AVAILABLE DATA
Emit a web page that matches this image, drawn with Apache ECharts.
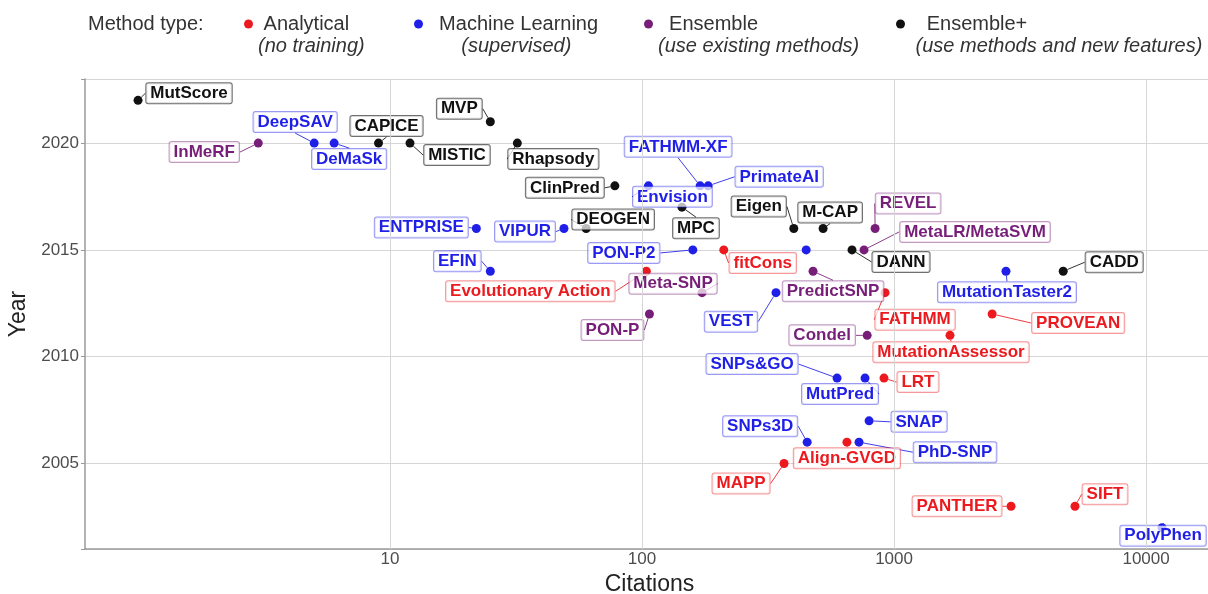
<!DOCTYPE html>
<html><head><meta charset="utf-8">
<script src="https://cdn.jsdelivr.net/npm/echarts@6/dist/echarts.min.js"></script>
<style>html,body{margin:0;padding:0;background:#fff}#c{width:1208px;height:594px}</style>
</head><body><div id="c"></div>
<script>
// ---------- data ----------
const methodTypes = ['Analytical', 'Machine Learning', 'Ensemble', 'Ensemble+'];
const methodSubtitles = ['(no training)', '(supervised)', '(use existing methods)', '(use methods and new features)'];
const methodNames = ['MutScore','InMeRF','DeepSAV','DeMaSk','CAPICE','MISTIC','MVP','Rhapsody','ClinPred','Envision',
  'FATHMM-XF','PrimateAI','MPC','DEOGEN','VIPUR','ENTPRISE','EFIN','Eigen','M-CAP','PON-P2',
  'fitCons','','DANN','MetaLR/MetaSVM','REVEL','MutationTaster2','CADD','FATHMM','PROVEAN','MutationAssessor',
  'Condel','PredictSNP','VEST','Meta-SNP','Evolutionary Action','PON-P','SNPs&GO','MutPred','LRT','SNAP',
  'SNPs3D','Align-GVGD','PhD-SNP','MAPP','PANTHER','SIFT','PolyPhen'];
const citations = [1,3,5,6,9,12,25,32,78,106,
  170,183,144,60,49,22,25,400,523,159,
  211,448,681,760,841,2780,4690,921,2450,1667,
  782,477,340,173,104,107,594,767,912,796,
  452,650,726,366,2912,5224,11570];
const years = [2022,2020,2020,2020,2020,2020,2021,2020,2018,2018,
  2018,2018,2017,2016,2016,2016,2014,2016,2016,2015,
  2015,2015,2015,2015,2016,2014,2014,2013,2012,2011,
  2011,2014,2013,2013,2014,2012,2009,2009,2009,2007,
  2006,2006,2006,2005,2003,2003,2002];
// 0 Analytical, 1 Machine Learning, 2 Ensemble, 3 Ensemble+
const methodType = [3,2,1,1,3,3,3,3,3,1,
  1,1,3,3,1,1,1,3,3,1,
  0,1,3,2,2,1,3,0,0,0,
  2,2,1,2,0,2,1,1,0,1,
  1,0,1,0,0,0,1];
const xTickValues = [10, 100, 1000, 10000];

// ---------- layout (label box offset from its point, px) ----------
const labelOffsets = [[51,-7],[-54,9],[-19,-21],[15,16],[8,-17],[47,12],[-31,-13],[36,16],[-50,2],[24,11],
  [-22,-39],[71,-9],[14,21],[27,-9],[-39,3],[-55,-1],[-33,-10],[-35,-22],[7,-16],[-69,3],
  [39,13],[0,0],[49,12],[111,-18],[33,-25],[1,21],[51,-9],[30,27],[86,9],[1,17],
  [-45,0],[20,20],[-45,29],[-29,-9],[-116,20],[-37,16],[-85,-14],[-25,16],[34,4],[50,1],
  [-47,-16],[0,16],[96,10],[-43,20],[-54,0],[30,-12],[1,8]];
const colors = ['#ec1a1f', '#1f1fe8', '#761e78', '#111111'];
const boxBorder = ['rgba(236,26,31,0.45)', 'rgba(31,31,232,0.45)', 'rgba(118,30,120,0.45)', 'rgba(17,17,17,0.6)'];
const FONT = '"Liberation Sans", Arial, Helvetica, sans-serif';

const indexBySeries = methodTypes.map((_, t) => methodNames.map((n, i) => i).filter(i => methodType[i] === t));

const series = methodTypes.map((m, t) => ({
  name: m,
  type: 'scatter',
  symbol: 'circle',
  symbolSize: 9,
  itemStyle: { color: colors[t], opacity: 1 },
  z: 3,
  data: indexBySeries[t].map(i => {
    const d = { name: methodNames[i], value: [citations[i], years[i]] };
    if (!methodNames[i]) d.label = { show: false };
    return d;
  }),
  label: {
    show: true,
    position: 'inside',
    formatter: '{b}',
    fontFamily: FONT,
    fontSize: 17,
    fontWeight: 'bold',
    lineHeight: 17,
    color: colors[t],
    backgroundColor: 'rgba(255,255,255,0.72)',
    borderColor: boxBorder[t],
    borderWidth: 1,
    borderRadius: 2,
    padding: [2, 4, 1, 4]
  },
  labelLine: { show: true, lineStyle: { color: colors[t], width: 1, opacity: 0.85 } },
  labelLayout: function (p) {
    const gi = indexBySeries[p.seriesIndex][p.dataIndex];
    const o = labelOffsets[gi];
    return { dx: o[0], dy: o[1] };
  },
  emphasis: { disabled: true }
}));

// vertical major gridlines at the labelled decades only
series[0].markLine = {
  silent: true, symbol: 'none', animation: false,
  label: { show: false },
  lineStyle: { color: '#d6d6d6', width: 1, type: 'solid' },
  emphasis: { disabled: true },
  data: xTickValues.map(v => ({ xAxis: v }))
};

const legendLefts = [244, 414, 644, 896];
const mainPad = [' ', '  ', '  ', '   '];
const subPad = ['', '      ', '', ' '];

const chart = echarts.init(document.getElementById('c'), null, { renderer: 'canvas' });
chart.setOption({
  animation: false,
  backgroundColor: '#ffffff',
  title: {
    text: 'Method type:', left: 88, top: 13, padding: 0,
    textStyle: { fontFamily: FONT, fontSize: 20, fontWeight: 'normal', color: '#333', lineHeight: 22 }
  },
  legend: methodTypes.map((m, t) => ({
    data: [m],
    left: legendLefts[t], top: -8, padding: 0,
    icon: 'circle', itemWidth: 9, itemHeight: 9,
    selectedMode: false,
    formatter: () => '{p| }\n{a|' + mainPad[t] + m + '}\n{b|' + subPad[t] + methodSubtitles[t] + '}',
    textStyle: {
      fontFamily: FONT,
      rich: {
        p: { fontSize: 20, lineHeight: 22, fontFamily: FONT },
        a: { fontSize: 20, lineHeight: 22, color: '#333', fontFamily: FONT },
        b: { fontSize: 20, lineHeight: 22, color: '#333', fontStyle: 'italic', fontFamily: FONT }
      }
    }
  })),
  grid: { left: 85, top: 79, width: 1129, height: 470, containLabel: false, outerBoundsMode: 'none' },
  xAxis: {
    type: 'log', logBase: 10, min: 0.616, max: 18600,
    name: 'Citations', nameLocation: 'middle', nameGap: 22,
    nameTextStyle: { fontFamily: FONT, fontSize: 23, color: '#222' },
    axisLine: { show: true, onZero: false, lineStyle: { color: '#9a9a9a', width: 1.5 } },
    axisTick: { show: false },
    splitLine: { show: false },
    axisLabel: {
      fontFamily: FONT, fontSize: 17, color: '#4d4d4d', margin: 2,
      formatter: v => (xTickValues.some(t => Math.abs(t - v) / t < 1e-6) ? String(Math.round(v)) : '')
    }
  },
  yAxis: {
    type: 'value', min: 2001, max: 2023,
    name: 'Year', nameLocation: 'middle', nameGap: 55,
    nameTextStyle: { fontFamily: FONT, fontSize: 23, color: '#222' },
    axisLine: { show: true, onZero: false, lineStyle: { color: '#9a9a9a', width: 1.5 } },
    axisTick: { show: true, length: 4, lineStyle: { color: '#9a9a9a' } },
    splitLine: { show: true, lineStyle: { color: '#d6d6d6', width: 1 } },
    axisLabel: {
      fontFamily: FONT, fontSize: 17, color: '#4d4d4d', margin: 6,
      formatter: v => (v % 5 === 0 ? String(v) : '')
    }
  },
  series: series
});
</script></body></html>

SET TASK
Reproduce all of the material exactly, apart from the pictures.

ANSWER
Emit a web page that matches this image, drawn with Apache ECharts.
<!DOCTYPE html>
<html><head><meta charset="utf-8">
<script src="https://cdn.jsdelivr.net/npm/echarts@6/dist/echarts.min.js"></script>
<style>html,body{margin:0;padding:0;background:#fff}#c{width:1208px;height:594px}</style>
</head><body><div id="c"></div>
<script>
// ---------- data ----------
const methodTypes = ['Analytical', 'Machine Learning', 'Ensemble', 'Ensemble+'];
const methodSubtitles = ['(no training)', '(supervised)', '(use existing methods)', '(use methods and new features)'];
const methodNames = ['MutScore','InMeRF','DeepSAV','DeMaSk','CAPICE','MISTIC','MVP','Rhapsody','ClinPred','Envision',
  'FATHMM-XF','PrimateAI','MPC','DEOGEN','VIPUR','ENTPRISE','EFIN','Eigen','M-CAP','PON-P2',
  'fitCons','','DANN','MetaLR/MetaSVM','REVEL','MutationTaster2','CADD','FATHMM','PROVEAN','MutationAssessor',
  'Condel','PredictSNP','VEST','Meta-SNP','Evolutionary Action','PON-P','SNPs&GO','MutPred','LRT','SNAP',
  'SNPs3D','Align-GVGD','PhD-SNP','MAPP','PANTHER','SIFT','PolyPhen'];
const citations = [1,3,5,6,9,12,25,32,78,106,
  170,183,144,60,49,22,25,400,523,159,
  211,448,681,760,841,2780,4690,921,2450,1667,
  782,477,340,173,104,107,594,767,912,796,
  452,650,726,366,2912,5224,11570];
const years = [2022,2020,2020,2020,2020,2020,2021,2020,2018,2018,
  2018,2018,2017,2016,2016,2016,2014,2016,2016,2015,
  2015,2015,2015,2015,2016,2014,2014,2013,2012,2011,
  2011,2014,2013,2013,2014,2012,2009,2009,2009,2007,
  2006,2006,2006,2005,2003,2003,2002];
// 0 Analytical, 1 Machine Learning, 2 Ensemble, 3 Ensemble+
const methodType = [3,2,1,1,3,3,3,3,3,1,
  1,1,3,3,1,1,1,3,3,1,
  0,1,3,2,2,1,3,0,0,0,
  2,2,1,2,0,2,1,1,0,1,
  1,0,1,0,0,0,1];
const xTickValues = [10, 100, 1000, 10000];

// ---------- layout (label box offset from its point, px) ----------
const labelOffsets = [[51,-7],[-54,9],[-19,-21],[15,16],[8,-17],[47,12],[-31,-13],[36,16],[-50,2],[24,11],
  [-22,-39],[71,-9],[14,21],[27,-9],[-39,3],[-55,-1],[-33,-10],[-35,-22],[7,-16],[-69,3],
  [39,13],[0,0],[49,12],[111,-18],[33,-25],[1,21],[51,-9],[30,27],[86,9],[1,17],
  [-45,0],[20,20],[-45,29],[-29,-9],[-116,20],[-37,16],[-85,-14],[-25,16],[34,4],[50,1],
  [-47,-16],[0,16],[96,10],[-43,20],[-54,0],[30,-12],[1,8]];
const colors = ['#ec1a1f', '#1f1fe8', '#761e78', '#111111'];
const boxBorder = ['rgba(236,26,31,0.45)', 'rgba(31,31,232,0.45)', 'rgba(118,30,120,0.45)', 'rgba(17,17,17,0.6)'];
const FONT = '"Liberation Sans", Arial, Helvetica, sans-serif';

const indexBySeries = methodTypes.map((_, t) => methodNames.map((n, i) => i).filter(i => methodType[i] === t));

const series = methodTypes.map((m, t) => ({
  name: m,
  type: 'scatter',
  symbol: 'circle',
  symbolSize: 9,
  itemStyle: { color: colors[t], opacity: 1 },
  z: 3,
  data: indexBySeries[t].map(i => {
    const d = { name: methodNames[i], value: [citations[i], years[i]] };
    if (!methodNames[i]) d.label = { show: false };
    return d;
  }),
  label: {
    show: true,
    position: 'inside',
    formatter: '{b}',
    fontFamily: FONT,
    fontSize: 17,
    fontWeight: 'bold',
    lineHeight: 17,
    color: colors[t],
    backgroundColor: 'rgba(255,255,255,0.72)',
    borderColor: boxBorder[t],
    borderWidth: 1,
    borderRadius: 2,
    padding: [2, 4, 1, 4]
  },
  labelLine: { show: true, lineStyle: { color: colors[t], width: 1, opacity: 0.85 } },
  labelLayout: function (p) {
    const gi = indexBySeries[p.seriesIndex][p.dataIndex];
    const o = labelOffsets[gi];
    return { dx: o[0], dy: o[1] };
  },
  emphasis: { disabled: true }
}));

// vertical major gridlines at the labelled decades only
series[0].markLine = {
  silent: true, symbol: 'none', animation: false,
  label: { show: false },
  lineStyle: { color: '#d6d6d6', width: 1, type: 'solid' },
  emphasis: { disabled: true },
  data: xTickValues.map(v => ({ xAxis: v }))
};

const legendLefts = [244, 414, 644, 896];
const mainPad = [' ', '  ', '  ', '   '];
const subPad = ['', '      ', '', ' '];

const chart = echarts.init(document.getElementById('c'), null, { renderer: 'canvas' });
chart.setOption({
  animation: false,
  backgroundColor: '#ffffff',
  title: {
    text: 'Method type:', left: 88, top: 13, padding: 0,
    textStyle: { fontFamily: FONT, fontSize: 20, fontWeight: 'normal', color: '#333', lineHeight: 22 }
  },
  legend: methodTypes.map((m, t) => ({
    data: [m],
    left: legendLefts[t], top: -8, padding: 0,
    icon: 'circle', itemWidth: 9, itemHeight: 9,
    selectedMode: false,
    formatter: () => '{p| }\n{a|' + mainPad[t] + m + '}\n{b|' + subPad[t] + methodSubtitles[t] + '}',
    textStyle: {
      fontFamily: FONT,
      rich: {
        p: { fontSize: 20, lineHeight: 22, fontFamily: FONT },
        a: { fontSize: 20, lineHeight: 22, color: '#333', fontFamily: FONT },
        b: { fontSize: 20, lineHeight: 22, color: '#333', fontStyle: 'italic', fontFamily: FONT }
      }
    }
  })),
  grid: { left: 85, top: 79, width: 1129, height: 470, containLabel: false, outerBoundsMode: 'none' },
  xAxis: {
    type: 'log', logBase: 10, min: 0.616, max: 18600,
    name: 'Citations', nameLocation: 'middle', nameGap: 22,
    nameTextStyle: { fontFamily: FONT, fontSize: 23, color: '#222' },
    axisLine: { show: true, onZero: false, lineStyle: { color: '#9a9a9a', width: 1.5 } },
    axisTick: { show: false },
    splitLine: { show: false },
    axisLabel: {
      fontFamily: FONT, fontSize: 17, color: '#4d4d4d', margin: 2,
      formatter: v => (xTickValues.some(t => Math.abs(t - v) / t < 1e-6) ? String(Math.round(v)) : '')
    }
  },
  yAxis: {
    type: 'value', min: 2001, max: 2023,
    name: 'Year', nameLocation: 'middle', nameGap: 55,
    nameTextStyle: { fontFamily: FONT, fontSize: 23, color: '#222' },
    axisLine: { show: true, onZero: false, lineStyle: { color: '#9a9a9a', width: 1.5 } },
    axisTick: { show: true, length: 4, lineStyle: { color: '#9a9a9a' } },
    splitLine: { show: true, lineStyle: { color: '#d6d6d6', width: 1 } },
    axisLabel: {
      fontFamily: FONT, fontSize: 17, color: '#4d4d4d', margin: 6,
      formatter: v => (v % 5 === 0 ? String(v) : '')
    }
  },
  series: series
});
</script></body></html>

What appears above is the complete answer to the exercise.